> What needs to be done
Could you retype the lines below, starting at the line holding "Clone this chart in Bokeh." and stopping at the line holding "from bokeh.resources import INLINE", inclusive? Copy them exactly and drop the images.

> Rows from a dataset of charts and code
====
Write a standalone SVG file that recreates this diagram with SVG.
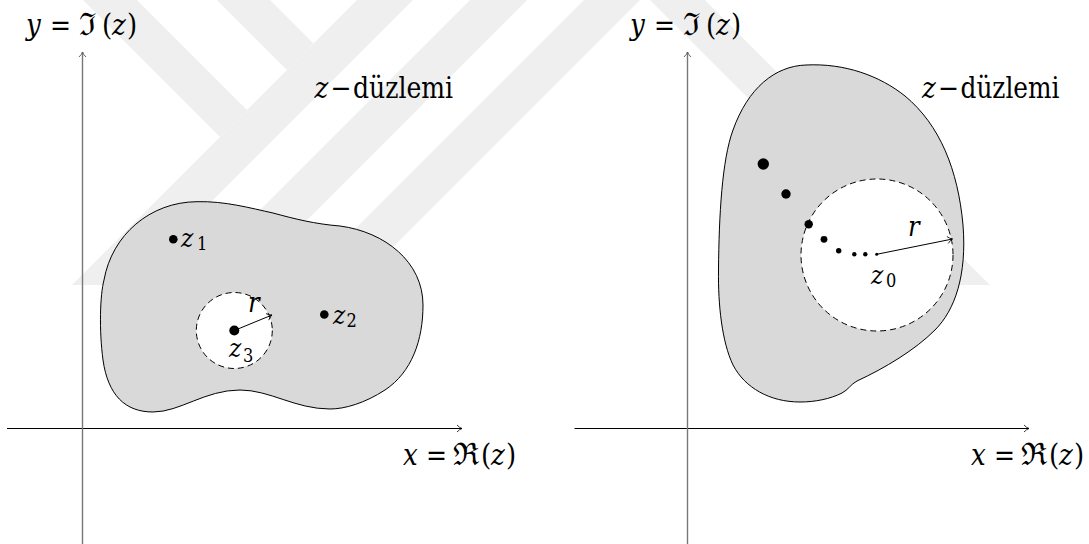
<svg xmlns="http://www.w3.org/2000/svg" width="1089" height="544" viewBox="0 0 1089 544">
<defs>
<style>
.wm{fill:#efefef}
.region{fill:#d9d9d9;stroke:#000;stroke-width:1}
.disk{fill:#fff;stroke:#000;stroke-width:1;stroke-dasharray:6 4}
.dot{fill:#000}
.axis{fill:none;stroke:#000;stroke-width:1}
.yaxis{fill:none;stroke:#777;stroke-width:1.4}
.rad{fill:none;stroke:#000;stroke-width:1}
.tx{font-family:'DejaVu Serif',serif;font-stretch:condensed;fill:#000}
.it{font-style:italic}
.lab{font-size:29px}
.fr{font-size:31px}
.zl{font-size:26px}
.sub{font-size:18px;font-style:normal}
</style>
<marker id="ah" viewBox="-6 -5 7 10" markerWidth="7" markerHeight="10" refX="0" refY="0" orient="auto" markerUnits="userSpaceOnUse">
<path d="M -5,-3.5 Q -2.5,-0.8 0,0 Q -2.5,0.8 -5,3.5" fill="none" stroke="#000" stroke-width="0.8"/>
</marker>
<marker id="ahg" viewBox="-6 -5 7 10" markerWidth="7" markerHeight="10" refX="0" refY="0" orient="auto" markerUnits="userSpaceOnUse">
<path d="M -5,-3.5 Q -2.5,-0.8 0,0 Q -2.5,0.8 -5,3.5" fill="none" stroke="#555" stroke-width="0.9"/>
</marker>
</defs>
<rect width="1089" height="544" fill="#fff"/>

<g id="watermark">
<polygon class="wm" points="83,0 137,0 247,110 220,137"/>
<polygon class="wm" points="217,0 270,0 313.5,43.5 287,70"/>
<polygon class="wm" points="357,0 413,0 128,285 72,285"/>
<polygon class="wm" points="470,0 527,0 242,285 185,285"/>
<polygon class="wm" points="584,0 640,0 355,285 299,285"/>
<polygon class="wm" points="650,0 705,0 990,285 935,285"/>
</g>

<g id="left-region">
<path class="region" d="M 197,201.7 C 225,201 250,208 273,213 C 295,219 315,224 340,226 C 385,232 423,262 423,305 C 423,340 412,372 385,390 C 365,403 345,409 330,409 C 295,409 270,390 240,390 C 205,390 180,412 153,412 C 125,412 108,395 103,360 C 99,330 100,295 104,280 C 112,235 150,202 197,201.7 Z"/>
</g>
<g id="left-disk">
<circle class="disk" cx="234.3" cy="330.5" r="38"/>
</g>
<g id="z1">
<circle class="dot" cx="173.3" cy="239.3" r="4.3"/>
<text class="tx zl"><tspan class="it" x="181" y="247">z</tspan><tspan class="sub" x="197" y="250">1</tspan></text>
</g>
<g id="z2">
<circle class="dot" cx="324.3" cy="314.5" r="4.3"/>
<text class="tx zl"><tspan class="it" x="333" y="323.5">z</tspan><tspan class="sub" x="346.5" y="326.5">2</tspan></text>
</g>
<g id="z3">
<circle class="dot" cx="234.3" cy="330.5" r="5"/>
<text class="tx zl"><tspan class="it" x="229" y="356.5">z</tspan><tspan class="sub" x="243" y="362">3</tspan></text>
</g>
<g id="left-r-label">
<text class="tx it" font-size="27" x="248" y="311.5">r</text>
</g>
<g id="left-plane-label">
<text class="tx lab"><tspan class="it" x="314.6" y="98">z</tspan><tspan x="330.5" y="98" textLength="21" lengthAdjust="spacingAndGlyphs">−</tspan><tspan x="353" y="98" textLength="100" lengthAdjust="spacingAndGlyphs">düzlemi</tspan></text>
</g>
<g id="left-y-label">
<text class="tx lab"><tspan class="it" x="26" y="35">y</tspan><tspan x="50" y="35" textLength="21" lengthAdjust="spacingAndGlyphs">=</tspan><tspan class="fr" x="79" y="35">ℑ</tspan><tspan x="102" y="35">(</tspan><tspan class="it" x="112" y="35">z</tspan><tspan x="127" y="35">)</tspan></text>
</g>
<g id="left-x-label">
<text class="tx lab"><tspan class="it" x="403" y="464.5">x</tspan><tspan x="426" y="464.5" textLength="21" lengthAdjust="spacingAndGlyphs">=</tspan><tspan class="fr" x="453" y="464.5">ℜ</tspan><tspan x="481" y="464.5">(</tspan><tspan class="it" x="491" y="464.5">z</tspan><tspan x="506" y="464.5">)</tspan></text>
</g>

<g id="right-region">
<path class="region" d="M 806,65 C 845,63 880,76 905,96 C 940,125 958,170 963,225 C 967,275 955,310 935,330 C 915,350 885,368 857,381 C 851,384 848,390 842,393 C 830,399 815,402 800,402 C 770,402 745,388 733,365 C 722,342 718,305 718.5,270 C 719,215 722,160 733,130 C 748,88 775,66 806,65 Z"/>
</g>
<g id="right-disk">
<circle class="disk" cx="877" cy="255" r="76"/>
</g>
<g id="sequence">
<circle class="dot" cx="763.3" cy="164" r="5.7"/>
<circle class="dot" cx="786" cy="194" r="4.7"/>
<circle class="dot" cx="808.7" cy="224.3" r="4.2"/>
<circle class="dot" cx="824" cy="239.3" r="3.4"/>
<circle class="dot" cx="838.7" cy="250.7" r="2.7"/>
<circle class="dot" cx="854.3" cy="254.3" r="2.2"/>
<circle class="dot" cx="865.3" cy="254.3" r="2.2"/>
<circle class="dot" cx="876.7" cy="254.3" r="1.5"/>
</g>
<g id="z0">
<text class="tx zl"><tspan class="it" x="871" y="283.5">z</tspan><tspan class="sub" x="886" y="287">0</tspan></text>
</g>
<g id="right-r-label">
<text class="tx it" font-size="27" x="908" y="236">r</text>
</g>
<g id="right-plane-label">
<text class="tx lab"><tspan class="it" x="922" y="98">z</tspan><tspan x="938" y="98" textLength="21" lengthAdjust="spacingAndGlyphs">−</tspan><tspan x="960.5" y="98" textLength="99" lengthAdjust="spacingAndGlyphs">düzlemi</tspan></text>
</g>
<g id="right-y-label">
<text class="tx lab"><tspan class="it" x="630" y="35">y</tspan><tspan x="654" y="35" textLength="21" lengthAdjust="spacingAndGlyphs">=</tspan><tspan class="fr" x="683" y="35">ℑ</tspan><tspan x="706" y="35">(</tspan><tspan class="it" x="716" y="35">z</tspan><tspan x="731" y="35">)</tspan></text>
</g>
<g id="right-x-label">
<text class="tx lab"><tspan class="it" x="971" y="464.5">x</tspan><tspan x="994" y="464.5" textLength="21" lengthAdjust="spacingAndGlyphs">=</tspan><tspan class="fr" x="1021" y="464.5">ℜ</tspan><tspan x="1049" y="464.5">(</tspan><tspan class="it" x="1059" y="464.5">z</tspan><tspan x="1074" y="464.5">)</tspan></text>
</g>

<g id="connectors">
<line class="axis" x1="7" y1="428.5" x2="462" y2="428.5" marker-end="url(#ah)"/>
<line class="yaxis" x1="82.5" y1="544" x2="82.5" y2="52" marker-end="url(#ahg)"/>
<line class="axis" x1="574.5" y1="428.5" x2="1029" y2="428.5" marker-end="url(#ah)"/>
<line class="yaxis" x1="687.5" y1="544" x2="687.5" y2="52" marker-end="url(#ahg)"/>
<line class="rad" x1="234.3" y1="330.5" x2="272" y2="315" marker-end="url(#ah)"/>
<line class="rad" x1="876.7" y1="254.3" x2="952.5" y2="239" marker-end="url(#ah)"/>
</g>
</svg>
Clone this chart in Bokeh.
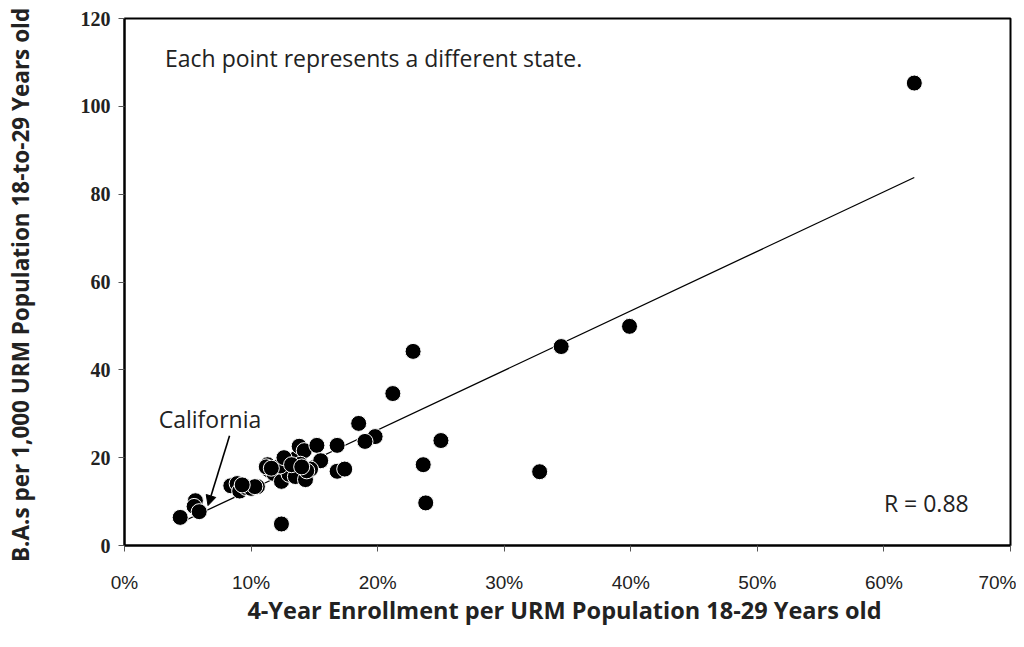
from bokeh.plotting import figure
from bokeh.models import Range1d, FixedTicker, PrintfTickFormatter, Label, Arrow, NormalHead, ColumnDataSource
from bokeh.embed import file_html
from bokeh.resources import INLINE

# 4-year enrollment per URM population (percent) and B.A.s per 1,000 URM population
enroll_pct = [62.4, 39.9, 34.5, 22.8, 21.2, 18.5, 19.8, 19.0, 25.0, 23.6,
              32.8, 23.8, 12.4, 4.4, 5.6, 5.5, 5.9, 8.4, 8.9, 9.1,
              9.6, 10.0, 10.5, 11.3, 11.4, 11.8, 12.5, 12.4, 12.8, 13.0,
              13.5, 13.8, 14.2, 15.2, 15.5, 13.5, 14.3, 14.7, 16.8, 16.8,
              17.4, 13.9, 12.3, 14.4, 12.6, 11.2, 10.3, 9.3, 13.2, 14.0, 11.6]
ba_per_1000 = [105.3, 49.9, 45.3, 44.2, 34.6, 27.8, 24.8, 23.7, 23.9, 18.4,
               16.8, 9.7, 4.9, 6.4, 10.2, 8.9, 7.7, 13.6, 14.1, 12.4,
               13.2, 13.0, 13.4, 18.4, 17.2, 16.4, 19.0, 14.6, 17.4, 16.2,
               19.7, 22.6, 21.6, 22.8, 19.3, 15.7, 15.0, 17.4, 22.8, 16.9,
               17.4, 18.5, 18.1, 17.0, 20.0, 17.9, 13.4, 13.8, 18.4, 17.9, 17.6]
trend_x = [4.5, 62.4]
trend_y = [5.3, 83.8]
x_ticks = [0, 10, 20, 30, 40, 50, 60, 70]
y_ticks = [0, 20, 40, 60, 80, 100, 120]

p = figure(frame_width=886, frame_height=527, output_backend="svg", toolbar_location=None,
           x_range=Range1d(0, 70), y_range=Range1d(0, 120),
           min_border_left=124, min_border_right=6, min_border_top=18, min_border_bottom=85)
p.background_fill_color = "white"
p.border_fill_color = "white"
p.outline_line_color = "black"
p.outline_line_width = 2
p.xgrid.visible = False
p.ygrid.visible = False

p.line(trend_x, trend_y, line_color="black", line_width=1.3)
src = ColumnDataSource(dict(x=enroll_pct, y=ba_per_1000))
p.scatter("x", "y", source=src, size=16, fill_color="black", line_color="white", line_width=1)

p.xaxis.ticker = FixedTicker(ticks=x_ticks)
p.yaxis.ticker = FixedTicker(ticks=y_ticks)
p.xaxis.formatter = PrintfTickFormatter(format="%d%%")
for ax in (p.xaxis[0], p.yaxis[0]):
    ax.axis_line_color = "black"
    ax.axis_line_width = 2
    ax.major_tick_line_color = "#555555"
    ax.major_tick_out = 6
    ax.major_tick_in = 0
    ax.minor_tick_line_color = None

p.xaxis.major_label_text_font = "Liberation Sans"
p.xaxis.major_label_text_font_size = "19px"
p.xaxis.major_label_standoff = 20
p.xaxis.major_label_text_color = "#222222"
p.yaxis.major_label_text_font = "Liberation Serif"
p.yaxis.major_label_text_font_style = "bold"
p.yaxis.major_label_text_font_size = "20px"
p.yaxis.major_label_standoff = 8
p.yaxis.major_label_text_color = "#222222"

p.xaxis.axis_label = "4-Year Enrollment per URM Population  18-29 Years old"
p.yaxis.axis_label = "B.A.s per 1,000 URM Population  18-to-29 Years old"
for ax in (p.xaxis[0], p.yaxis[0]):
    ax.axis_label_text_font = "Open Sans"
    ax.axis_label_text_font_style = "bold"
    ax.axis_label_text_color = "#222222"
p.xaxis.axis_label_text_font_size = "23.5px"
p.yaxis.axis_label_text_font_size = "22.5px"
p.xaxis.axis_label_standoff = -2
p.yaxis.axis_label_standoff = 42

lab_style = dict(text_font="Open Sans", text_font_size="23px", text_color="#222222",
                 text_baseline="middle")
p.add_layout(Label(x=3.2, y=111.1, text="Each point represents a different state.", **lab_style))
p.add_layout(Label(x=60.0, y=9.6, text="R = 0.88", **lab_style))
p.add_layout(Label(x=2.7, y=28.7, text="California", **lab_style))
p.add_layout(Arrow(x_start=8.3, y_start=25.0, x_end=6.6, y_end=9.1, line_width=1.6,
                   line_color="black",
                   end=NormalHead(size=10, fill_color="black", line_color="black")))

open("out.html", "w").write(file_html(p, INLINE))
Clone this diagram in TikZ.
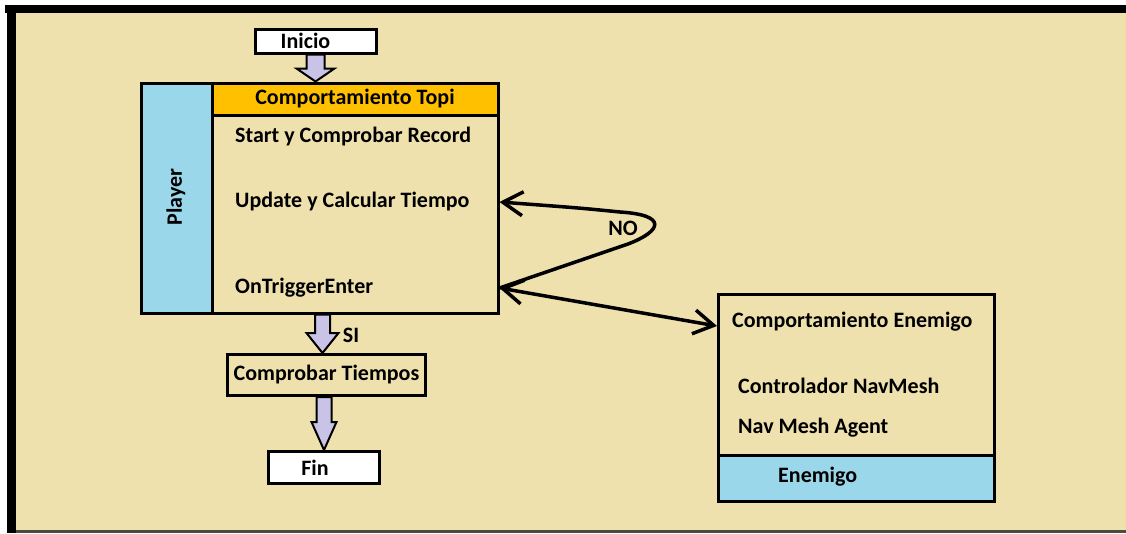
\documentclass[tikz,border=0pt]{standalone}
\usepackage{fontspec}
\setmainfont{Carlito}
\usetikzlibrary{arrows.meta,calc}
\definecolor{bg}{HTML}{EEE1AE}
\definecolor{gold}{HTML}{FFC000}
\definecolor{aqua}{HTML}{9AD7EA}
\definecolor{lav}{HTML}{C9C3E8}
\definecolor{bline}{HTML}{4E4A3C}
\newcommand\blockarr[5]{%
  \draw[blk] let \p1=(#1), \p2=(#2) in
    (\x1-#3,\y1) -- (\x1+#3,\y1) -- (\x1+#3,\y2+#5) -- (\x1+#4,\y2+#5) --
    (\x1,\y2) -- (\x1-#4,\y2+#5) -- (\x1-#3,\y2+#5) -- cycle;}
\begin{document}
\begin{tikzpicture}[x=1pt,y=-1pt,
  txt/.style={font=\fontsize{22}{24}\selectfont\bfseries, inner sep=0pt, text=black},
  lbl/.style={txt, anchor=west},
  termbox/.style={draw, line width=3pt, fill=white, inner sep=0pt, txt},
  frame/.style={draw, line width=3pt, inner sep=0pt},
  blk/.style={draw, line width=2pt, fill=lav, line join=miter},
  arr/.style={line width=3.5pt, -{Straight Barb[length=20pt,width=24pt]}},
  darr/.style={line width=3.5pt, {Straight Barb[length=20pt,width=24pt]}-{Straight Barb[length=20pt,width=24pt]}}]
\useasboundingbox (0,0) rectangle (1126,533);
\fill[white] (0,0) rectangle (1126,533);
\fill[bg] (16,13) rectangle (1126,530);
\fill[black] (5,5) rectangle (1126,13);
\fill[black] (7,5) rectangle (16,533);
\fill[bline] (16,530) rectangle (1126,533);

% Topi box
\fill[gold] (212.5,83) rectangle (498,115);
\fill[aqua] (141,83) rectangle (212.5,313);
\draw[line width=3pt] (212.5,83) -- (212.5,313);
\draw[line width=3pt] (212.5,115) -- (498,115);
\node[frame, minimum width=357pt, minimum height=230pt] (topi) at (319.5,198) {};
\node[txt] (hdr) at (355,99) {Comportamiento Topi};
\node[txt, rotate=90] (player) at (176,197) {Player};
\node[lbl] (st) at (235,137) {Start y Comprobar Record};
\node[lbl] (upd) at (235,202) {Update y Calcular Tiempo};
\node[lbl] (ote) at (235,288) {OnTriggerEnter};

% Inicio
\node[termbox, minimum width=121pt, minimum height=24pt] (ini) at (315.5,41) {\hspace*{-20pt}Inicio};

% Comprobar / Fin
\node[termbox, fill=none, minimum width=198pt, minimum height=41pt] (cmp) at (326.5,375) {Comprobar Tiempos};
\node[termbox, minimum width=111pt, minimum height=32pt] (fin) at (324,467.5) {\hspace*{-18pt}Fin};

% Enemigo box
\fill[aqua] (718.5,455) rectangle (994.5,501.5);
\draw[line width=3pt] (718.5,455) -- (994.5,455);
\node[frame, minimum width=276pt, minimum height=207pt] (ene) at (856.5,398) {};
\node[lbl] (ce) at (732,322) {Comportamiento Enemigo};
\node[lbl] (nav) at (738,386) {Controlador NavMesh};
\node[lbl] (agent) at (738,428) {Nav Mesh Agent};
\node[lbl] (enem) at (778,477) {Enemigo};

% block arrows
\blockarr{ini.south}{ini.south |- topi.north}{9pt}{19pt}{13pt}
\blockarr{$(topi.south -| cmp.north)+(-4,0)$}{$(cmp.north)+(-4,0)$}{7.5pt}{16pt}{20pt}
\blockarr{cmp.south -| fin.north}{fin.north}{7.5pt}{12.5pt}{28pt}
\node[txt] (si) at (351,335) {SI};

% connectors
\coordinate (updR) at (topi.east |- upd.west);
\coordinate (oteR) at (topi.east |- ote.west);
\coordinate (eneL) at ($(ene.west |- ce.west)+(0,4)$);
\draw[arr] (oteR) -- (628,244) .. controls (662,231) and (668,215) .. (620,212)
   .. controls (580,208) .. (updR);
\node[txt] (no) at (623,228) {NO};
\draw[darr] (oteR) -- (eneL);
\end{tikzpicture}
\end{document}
====
> Response
Clone this chart in Bokeh.
from bokeh.plotting import figure
from bokeh.models import Range1d, FixedTicker, PrintfTickFormatter, Label, Arrow, NormalHead, ColumnDataSource
from bokeh.embed import file_html
from bokeh.resources import INLINE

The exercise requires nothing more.